- What the task requires
A single run of lines is to be printed exactly: starting at the line with "Convert this chart to Chart.js code." and ending at the line with "return maturities.map((m, i)", both included. Leave the pictures out.

Source code of charts:
:::

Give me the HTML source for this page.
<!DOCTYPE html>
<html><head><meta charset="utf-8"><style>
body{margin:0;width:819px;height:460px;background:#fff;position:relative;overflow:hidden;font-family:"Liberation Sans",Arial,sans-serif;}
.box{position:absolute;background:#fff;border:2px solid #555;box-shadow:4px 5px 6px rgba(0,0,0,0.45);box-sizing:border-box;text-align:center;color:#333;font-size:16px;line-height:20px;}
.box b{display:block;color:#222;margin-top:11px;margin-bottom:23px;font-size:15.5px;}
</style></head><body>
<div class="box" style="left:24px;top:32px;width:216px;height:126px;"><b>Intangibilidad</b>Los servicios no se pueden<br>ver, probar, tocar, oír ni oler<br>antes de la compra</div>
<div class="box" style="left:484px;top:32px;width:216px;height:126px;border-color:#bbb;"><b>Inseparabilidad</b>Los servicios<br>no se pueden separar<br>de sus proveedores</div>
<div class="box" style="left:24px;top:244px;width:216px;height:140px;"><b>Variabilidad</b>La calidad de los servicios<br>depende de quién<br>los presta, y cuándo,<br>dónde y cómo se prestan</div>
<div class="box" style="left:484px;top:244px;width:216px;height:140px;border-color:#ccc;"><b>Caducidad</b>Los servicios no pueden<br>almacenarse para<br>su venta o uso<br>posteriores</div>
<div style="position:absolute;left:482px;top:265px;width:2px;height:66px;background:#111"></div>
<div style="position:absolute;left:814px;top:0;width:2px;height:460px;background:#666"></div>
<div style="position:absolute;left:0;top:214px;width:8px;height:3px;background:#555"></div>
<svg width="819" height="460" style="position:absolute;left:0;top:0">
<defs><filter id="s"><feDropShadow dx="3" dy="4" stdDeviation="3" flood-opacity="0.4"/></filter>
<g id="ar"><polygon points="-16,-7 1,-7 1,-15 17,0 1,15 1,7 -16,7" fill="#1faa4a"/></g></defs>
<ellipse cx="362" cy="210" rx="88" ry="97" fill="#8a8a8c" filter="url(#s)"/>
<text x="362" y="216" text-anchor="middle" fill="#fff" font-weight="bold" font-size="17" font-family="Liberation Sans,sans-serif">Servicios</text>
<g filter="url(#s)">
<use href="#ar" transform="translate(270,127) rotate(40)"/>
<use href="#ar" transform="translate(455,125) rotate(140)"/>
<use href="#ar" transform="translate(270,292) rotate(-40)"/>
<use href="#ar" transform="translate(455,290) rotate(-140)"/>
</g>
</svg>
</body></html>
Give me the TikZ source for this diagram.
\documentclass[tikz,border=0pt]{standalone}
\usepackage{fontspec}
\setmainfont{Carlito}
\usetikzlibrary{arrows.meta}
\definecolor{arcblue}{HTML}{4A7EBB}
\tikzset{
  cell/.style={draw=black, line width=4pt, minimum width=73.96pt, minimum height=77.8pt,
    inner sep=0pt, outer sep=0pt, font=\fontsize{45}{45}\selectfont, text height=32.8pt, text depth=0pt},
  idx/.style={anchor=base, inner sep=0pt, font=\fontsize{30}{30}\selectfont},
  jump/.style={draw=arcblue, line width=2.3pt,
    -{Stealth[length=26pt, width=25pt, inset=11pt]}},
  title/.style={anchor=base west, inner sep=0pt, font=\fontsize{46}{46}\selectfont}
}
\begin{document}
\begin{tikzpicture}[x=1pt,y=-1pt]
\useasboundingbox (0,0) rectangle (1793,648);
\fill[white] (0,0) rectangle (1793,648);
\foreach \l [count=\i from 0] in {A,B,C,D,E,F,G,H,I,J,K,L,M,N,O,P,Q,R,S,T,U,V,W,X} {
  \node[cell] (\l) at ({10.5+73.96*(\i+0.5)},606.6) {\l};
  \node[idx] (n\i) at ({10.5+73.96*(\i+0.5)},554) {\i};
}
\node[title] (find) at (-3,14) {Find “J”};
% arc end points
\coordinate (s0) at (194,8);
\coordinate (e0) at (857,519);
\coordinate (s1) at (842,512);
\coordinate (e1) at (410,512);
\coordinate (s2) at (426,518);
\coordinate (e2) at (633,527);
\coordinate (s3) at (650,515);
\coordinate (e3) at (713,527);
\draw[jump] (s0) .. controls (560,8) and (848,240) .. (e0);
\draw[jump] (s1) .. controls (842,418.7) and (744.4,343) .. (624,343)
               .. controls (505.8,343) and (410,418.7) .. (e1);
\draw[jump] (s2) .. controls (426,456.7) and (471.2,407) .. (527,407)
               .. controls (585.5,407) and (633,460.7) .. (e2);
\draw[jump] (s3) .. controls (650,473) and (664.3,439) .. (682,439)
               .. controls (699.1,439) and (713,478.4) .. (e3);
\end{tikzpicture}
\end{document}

:::

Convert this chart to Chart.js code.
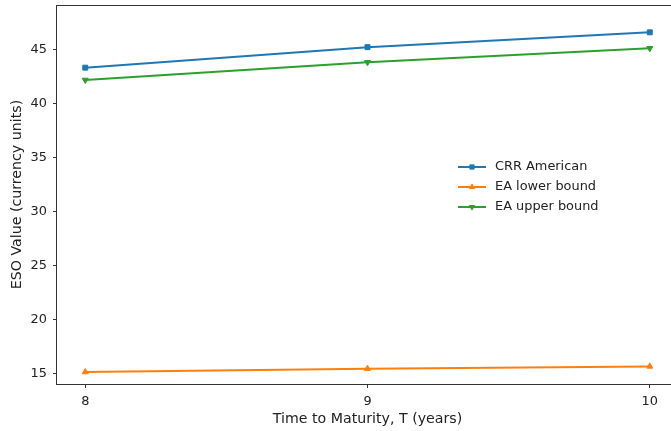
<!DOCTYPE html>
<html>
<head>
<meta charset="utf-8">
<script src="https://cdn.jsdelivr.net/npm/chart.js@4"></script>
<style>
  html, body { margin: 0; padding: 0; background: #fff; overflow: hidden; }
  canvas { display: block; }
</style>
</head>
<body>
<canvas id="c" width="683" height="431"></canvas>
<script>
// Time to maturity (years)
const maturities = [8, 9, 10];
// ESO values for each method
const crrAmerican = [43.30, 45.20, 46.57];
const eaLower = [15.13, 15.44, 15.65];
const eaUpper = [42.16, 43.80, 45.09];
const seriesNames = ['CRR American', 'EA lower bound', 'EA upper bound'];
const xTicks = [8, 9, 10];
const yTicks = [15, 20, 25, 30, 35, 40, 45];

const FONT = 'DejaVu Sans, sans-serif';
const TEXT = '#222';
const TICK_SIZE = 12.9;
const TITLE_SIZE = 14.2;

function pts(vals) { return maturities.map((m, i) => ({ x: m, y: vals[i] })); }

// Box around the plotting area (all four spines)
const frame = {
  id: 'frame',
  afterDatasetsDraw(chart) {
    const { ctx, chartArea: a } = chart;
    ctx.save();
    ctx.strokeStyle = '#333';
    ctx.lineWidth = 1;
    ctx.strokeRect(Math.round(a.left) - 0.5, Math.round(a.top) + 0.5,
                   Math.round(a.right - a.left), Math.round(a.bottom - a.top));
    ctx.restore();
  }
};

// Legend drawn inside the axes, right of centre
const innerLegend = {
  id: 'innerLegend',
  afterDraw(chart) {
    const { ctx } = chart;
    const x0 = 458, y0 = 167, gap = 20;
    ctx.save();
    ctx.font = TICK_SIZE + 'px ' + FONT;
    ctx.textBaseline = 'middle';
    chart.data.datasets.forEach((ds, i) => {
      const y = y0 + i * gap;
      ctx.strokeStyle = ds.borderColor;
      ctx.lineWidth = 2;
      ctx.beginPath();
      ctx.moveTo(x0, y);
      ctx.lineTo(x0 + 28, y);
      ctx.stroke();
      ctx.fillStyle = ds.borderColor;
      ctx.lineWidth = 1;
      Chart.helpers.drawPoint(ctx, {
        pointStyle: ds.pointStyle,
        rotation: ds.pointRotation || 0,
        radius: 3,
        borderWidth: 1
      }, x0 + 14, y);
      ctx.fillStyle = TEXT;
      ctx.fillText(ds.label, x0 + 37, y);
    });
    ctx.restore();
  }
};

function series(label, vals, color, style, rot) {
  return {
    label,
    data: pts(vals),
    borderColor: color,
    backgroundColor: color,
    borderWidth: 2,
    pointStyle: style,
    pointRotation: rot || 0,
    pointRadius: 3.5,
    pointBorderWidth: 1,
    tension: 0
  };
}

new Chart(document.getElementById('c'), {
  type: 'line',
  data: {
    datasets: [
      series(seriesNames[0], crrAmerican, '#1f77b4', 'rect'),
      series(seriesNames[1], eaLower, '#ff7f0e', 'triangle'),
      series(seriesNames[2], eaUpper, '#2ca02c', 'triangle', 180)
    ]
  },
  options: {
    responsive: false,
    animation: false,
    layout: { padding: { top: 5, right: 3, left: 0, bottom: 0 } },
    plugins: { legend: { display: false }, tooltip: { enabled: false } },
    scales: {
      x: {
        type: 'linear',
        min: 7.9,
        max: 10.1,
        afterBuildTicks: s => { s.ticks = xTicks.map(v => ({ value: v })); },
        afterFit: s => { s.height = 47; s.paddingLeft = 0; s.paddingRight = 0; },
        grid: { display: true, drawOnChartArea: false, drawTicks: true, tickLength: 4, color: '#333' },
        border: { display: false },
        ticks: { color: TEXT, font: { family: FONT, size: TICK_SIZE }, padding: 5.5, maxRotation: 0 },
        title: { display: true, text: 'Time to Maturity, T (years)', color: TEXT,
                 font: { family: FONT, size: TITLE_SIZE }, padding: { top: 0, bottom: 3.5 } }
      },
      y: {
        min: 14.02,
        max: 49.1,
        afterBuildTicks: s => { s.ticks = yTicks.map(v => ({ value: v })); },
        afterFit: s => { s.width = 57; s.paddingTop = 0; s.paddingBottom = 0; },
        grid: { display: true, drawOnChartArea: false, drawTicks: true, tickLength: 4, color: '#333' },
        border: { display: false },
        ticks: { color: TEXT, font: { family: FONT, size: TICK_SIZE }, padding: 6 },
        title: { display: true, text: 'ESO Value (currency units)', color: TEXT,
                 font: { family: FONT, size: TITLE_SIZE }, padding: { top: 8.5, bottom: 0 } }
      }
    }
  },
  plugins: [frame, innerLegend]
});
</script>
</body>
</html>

:::

- Task result
Convert this chart to Chart.js code.
<!DOCTYPE html>
<html>
<head>
<meta charset="utf-8">
<script src="https://cdn.jsdelivr.net/npm/chart.js@4"></script>
<style>
  html, body { margin: 0; padding: 0; background: #fff; overflow: hidden; }
  canvas { display: block; }
</style>
</head>
<body>
<canvas id="c" width="683" height="431"></canvas>
<script>
// Time to maturity (years)
const maturities = [8, 9, 10];
// ESO values for each method
const crrAmerican = [43.30, 45.20, 46.57];
const eaLower = [15.13, 15.44, 15.65];
const eaUpper = [42.16, 43.80, 45.09];
const seriesNames = ['CRR American', 'EA lower bound', 'EA upper bound'];
const xTicks = [8, 9, 10];
const yTicks = [15, 20, 25, 30, 35, 40, 45];

const FONT = 'DejaVu Sans, sans-serif';
const TEXT = '#222';
const TICK_SIZE = 12.9;
const TITLE_SIZE = 14.2;

function pts(vals) { return maturities.map((m, i) => ({ x: m, y: vals[i] })); }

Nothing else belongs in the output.